=== PROBLEM DESCRIPTION ===
Copy out the data below from the line containing "Reproduce this chart with matplotlib." to the line containing "x = np.arange(len(months))", both lines included, with all images left out.

=== RECORDS FOR THE TASK ===
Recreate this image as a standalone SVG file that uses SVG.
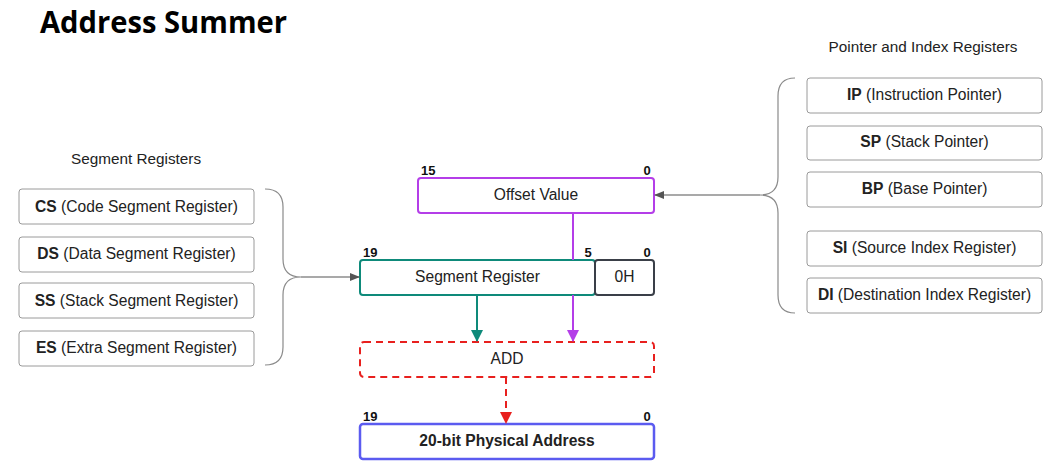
---
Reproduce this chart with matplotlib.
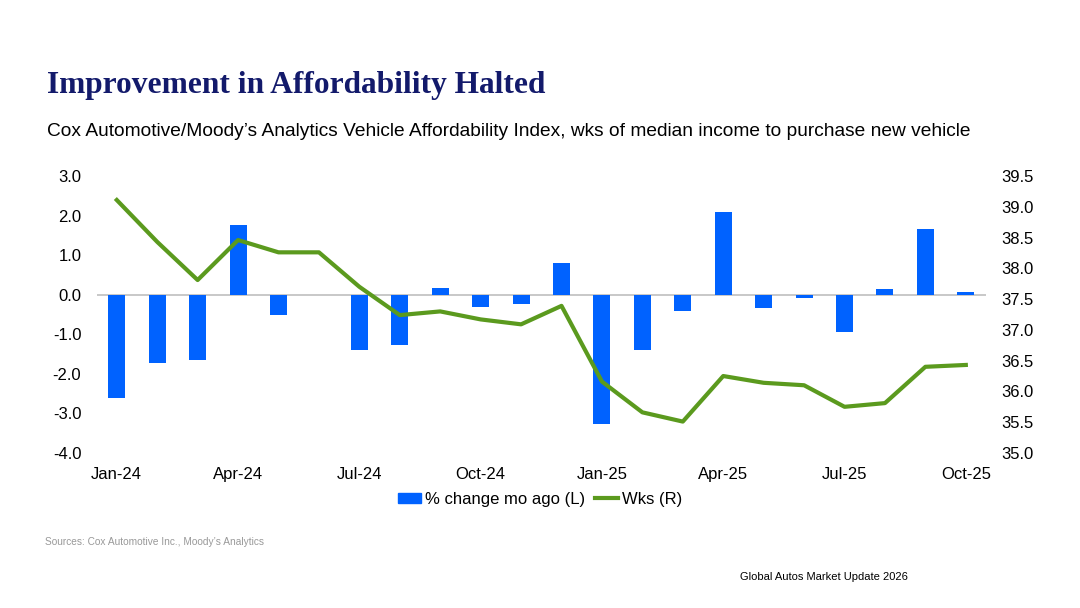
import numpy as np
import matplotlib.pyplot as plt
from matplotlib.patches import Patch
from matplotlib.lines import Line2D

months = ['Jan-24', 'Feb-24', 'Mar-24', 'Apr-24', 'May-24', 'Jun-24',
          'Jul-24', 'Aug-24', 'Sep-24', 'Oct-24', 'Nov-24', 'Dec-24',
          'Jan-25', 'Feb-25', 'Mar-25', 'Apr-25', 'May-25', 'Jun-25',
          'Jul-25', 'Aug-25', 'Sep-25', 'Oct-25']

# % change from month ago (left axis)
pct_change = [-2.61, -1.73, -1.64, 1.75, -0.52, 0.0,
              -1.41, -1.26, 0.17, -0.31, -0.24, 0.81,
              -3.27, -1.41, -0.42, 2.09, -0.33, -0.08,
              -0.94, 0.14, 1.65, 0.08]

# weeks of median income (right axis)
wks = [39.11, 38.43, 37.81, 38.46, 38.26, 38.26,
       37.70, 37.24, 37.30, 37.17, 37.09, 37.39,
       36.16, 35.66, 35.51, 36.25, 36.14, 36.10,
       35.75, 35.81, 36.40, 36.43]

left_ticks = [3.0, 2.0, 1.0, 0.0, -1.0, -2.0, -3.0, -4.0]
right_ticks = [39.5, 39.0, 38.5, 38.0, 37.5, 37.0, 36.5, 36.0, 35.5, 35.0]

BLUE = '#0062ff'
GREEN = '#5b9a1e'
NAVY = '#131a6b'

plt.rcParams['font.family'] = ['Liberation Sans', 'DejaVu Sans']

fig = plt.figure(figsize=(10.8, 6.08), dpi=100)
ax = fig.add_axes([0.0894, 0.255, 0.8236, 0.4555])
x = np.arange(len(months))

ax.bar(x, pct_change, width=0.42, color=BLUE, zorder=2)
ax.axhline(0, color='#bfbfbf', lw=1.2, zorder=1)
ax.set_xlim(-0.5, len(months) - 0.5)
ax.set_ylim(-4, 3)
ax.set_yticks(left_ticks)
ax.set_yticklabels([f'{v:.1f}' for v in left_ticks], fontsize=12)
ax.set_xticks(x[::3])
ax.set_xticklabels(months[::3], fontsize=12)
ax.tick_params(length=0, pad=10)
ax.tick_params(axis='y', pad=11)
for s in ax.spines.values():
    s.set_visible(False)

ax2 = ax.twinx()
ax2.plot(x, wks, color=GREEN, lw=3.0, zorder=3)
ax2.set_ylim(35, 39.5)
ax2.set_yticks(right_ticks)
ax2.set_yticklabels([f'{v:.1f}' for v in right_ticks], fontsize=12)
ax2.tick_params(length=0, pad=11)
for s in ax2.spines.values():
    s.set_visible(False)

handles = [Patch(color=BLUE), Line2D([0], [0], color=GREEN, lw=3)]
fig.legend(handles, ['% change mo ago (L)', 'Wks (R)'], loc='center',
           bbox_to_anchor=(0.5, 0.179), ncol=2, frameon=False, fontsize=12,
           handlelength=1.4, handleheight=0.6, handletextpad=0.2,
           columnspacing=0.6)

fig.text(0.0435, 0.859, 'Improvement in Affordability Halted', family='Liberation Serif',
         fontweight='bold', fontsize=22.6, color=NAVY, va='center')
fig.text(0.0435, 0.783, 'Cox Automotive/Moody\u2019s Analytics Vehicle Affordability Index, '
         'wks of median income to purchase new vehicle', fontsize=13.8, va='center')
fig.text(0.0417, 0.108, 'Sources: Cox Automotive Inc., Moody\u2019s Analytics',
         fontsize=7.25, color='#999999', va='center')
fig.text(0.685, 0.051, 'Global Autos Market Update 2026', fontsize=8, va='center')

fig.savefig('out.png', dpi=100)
---
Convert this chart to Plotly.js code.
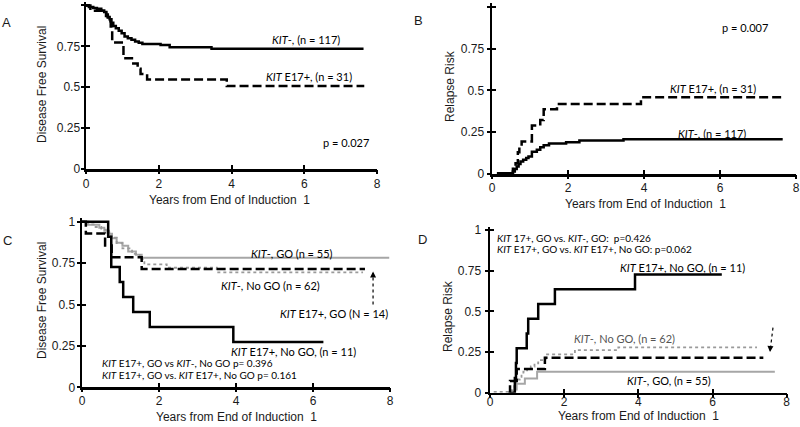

=== EXERCISE OUTPUT ===
Reproduce this chart with matplotlib.
import numpy as np
import matplotlib.pyplot as plt
from matplotlib.patches import Patch
from matplotlib.lines import Line2D

months = ['Jan-24', 'Feb-24', 'Mar-24', 'Apr-24', 'May-24', 'Jun-24',
          'Jul-24', 'Aug-24', 'Sep-24', 'Oct-24', 'Nov-24', 'Dec-24',
          'Jan-25', 'Feb-25', 'Mar-25', 'Apr-25', 'May-25', 'Jun-25',
          'Jul-25', 'Aug-25', 'Sep-25', 'Oct-25']

# % change from month ago (left axis)
pct_change = [-2.61, -1.73, -1.64, 1.75, -0.52, 0.0,
              -1.41, -1.26, 0.17, -0.31, -0.24, 0.81,
              -3.27, -1.41, -0.42, 2.09, -0.33, -0.08,
              -0.94, 0.14, 1.65, 0.08]

# weeks of median income (right axis)
wks = [39.11, 38.43, 37.81, 38.46, 38.26, 38.26,
       37.70, 37.24, 37.30, 37.17, 37.09, 37.39,
       36.16, 35.66, 35.51, 36.25, 36.14, 36.10,
       35.75, 35.81, 36.40, 36.43]

left_ticks = [3.0, 2.0, 1.0, 0.0, -1.0, -2.0, -3.0, -4.0]
right_ticks = [39.5, 39.0, 38.5, 38.0, 37.5, 37.0, 36.5, 36.0, 35.5, 35.0]

BLUE = '#0062ff'
GREEN = '#5b9a1e'
NAVY = '#131a6b'

plt.rcParams['font.family'] = ['Liberation Sans', 'DejaVu Sans']

fig = plt.figure(figsize=(10.8, 6.08), dpi=100)
ax = fig.add_axes([0.0894, 0.255, 0.8236, 0.4555])
x = np.arange(len(months))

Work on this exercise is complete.